History and Philosophy Of Science | Doublethink: Science, Relativism, and Literature
X100 | 2903 | Zachary Jenkins


In George Orwell's 1984, a representative of the dictatorial Big
Brother claims that truth is relative: history is mutable, and
science is merely a convenient fiction. The protagonist of the
novel, Winston Smith, tries to argue against these claims in an
attempt to establish his own self-worth and attack Big Brother's
totalitarianism. How could we assist him in this worthy cause? It
might seem that science is an arena where "the facts speak for
themselves," and that all one has to do to "make science" is observe
nature and draw conclusions. The philosophy of science, however,
tells us that things are not that easy. We need theories to organize
our observations, and these theories shape what we see. If the world
is not simply as it seems, how can we achieve some objective method
and save ourselves from Big Brother?
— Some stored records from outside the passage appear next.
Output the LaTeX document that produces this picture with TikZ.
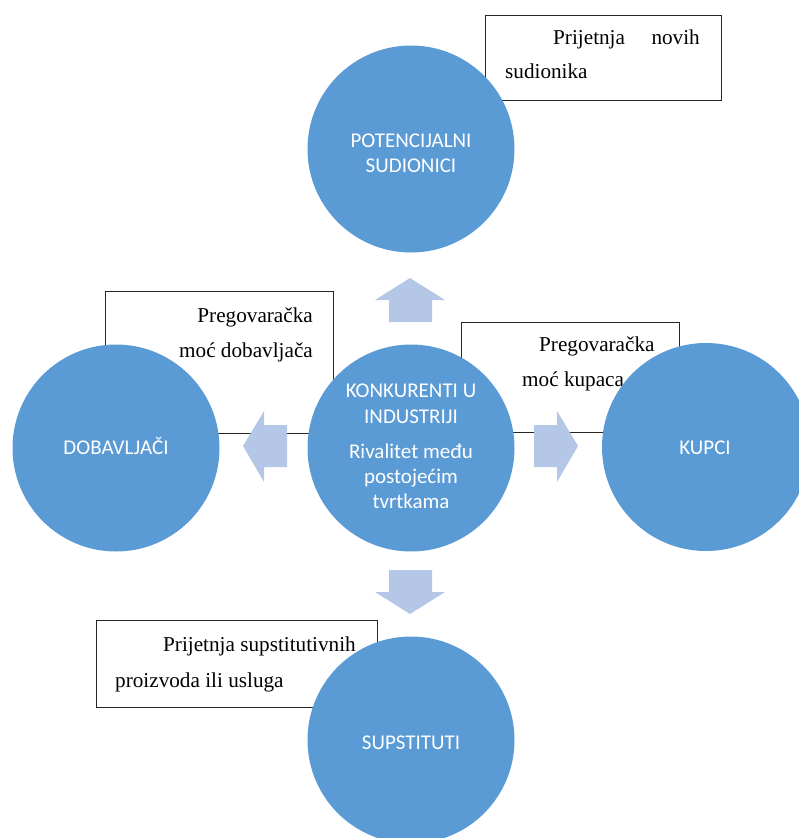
\documentclass[tikz,border=0pt]{standalone}
\usepackage{fontspec}
\setmainfont{Liberation Serif}
\newfontfamily\calfont{Carlito}
\definecolor{circblue}{HTML}{5B9BD5}
\definecolor{arrblue}{HTML}{B4C7E7}
\begin{document}
\begin{tikzpicture}[x=1pt,y=-1pt,
 force/.style={circle,fill=circblue,minimum size=207pt,inner sep=0pt},
 infobox/.style={draw=black!85,line width=1.3pt,fill=white,rectangle,inner sep=0pt,anchor=north west},
 boxtext/.style={font=\fontsize{21.2}{25}\selectfont,inner sep=0pt},
 circtext/.style={font=\calfont\fontsize{21}{25}\selectfont,text=white,inner sep=0pt,anchor=base},
 fat/.style={fill=arrblue}]
\useasboundingbox (0,0) rectangle (798,838);
% boxes
\node[infobox,minimum width=236pt,minimum height=85pt] (tb) at (485,15) {};
\node[infobox,minimum width=228pt,minimum height=142pt] (lb) at (105,291) {};
\node[infobox,minimum width=218pt,minimum height=110pt] (rb) at (461,322) {};
\node[infobox,minimum width=281pt,minimum height=87pt] (bb) at (96,620) {};
% box texts
\node[boxtext,anchor=base west] (t1) at (553,44) {Prijetnja};
\node[boxtext,anchor=base east] (t2) at (700,44) {novih};
\node[boxtext,anchor=base west] (t3) at (505,78) {sudionika};
\node[boxtext,anchor=base east] (l1) at (313,322) {Pregovaračka};
\node[boxtext,anchor=base east] (l2) at (313,357) {moć dobavljača};
\node[boxtext,anchor=base west] (r1) at (539,351) {Pregovaračka};
\node[boxtext,anchor=base west] (r2) at (522,386) {moć kupaca};
\node[boxtext,anchor=base west] (b1) at (163,651) {Prijetnja supstitutivnih};
\node[boxtext,anchor=base west] (b2) at (115,687) {proizvoda ili usluga};
% circles
\node[force] (top) at (411,149) {};
\node[force] (mid) at (411,448) {};
\node[force] (left) at (116,448) {};
\node[force,minimum size=208pt] (right) at (706,447) {};
\node[force] (bot) at (411,740) {};
% circle texts
\node[circtext] (ct1) at (411,147) {POTENCIJALNI};
\node[circtext] (ct2) at (411,172) {SUDIONICI};
\node[circtext] (m1) at (411,397) {KONKURENTI U};
\node[circtext] (m2) at (411,423) {INDUSTRIJI};
\node[circtext] (m3) at (411,458) {Rivalitet među};
\node[circtext] (m4) at (411,483) {postojećim};
\node[circtext] (m5) at (411,508) {tvrtkama};
\node[circtext] (lt) at (116,454) {DOBAVLJAČI};
\node[circtext] (rt) at (705,454) {KUPCI};
\node[circtext] (bt) at (411,749) {SUPSTITUTI};
% block arrows
\fill[fat] (389,322)--(389,300)--(375,300)--(410,278)--(445,300)--(432,300)--(432,322)--cycle;
\fill[fat] (389,570)--(432,570)--(432,592)--(445,592)--(410,614)--(375,592)--(389,592)--cycle;
\fill[fat] (287,425)--(264,425)--(264,411)--(243,446)--(264,482)--(264,467)--(287,467)--cycle;
\fill[fat] (534,425)--(557,425)--(557,411)--(578,446)--(557,482)--(557,467)--(534,467)--cycle;
\end{tikzpicture}
\end{document}
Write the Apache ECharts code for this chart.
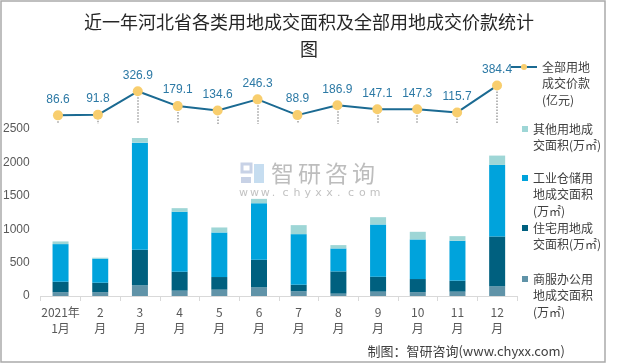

In this course we will try to
come up with an answer to this question. We will read 1984 and
consult the works of philosophers like Karl Popper, Thomas Kuhn, and
John Searle. We will use some literary works, like stories by Jorge-
Luis Borges, to help illustrate our philosophical concerns. We'll
also discuss contemporary debates over science and relativism. No
familiarity with any of the issues addressed or texts used is
presumed. All you'll need are an open mind and a willingness to
engage in extensive written and oral discussion of the texts and the
ideas raised by them. Evaluation will consist of several written
assignments, in-class discussion, and a final exam.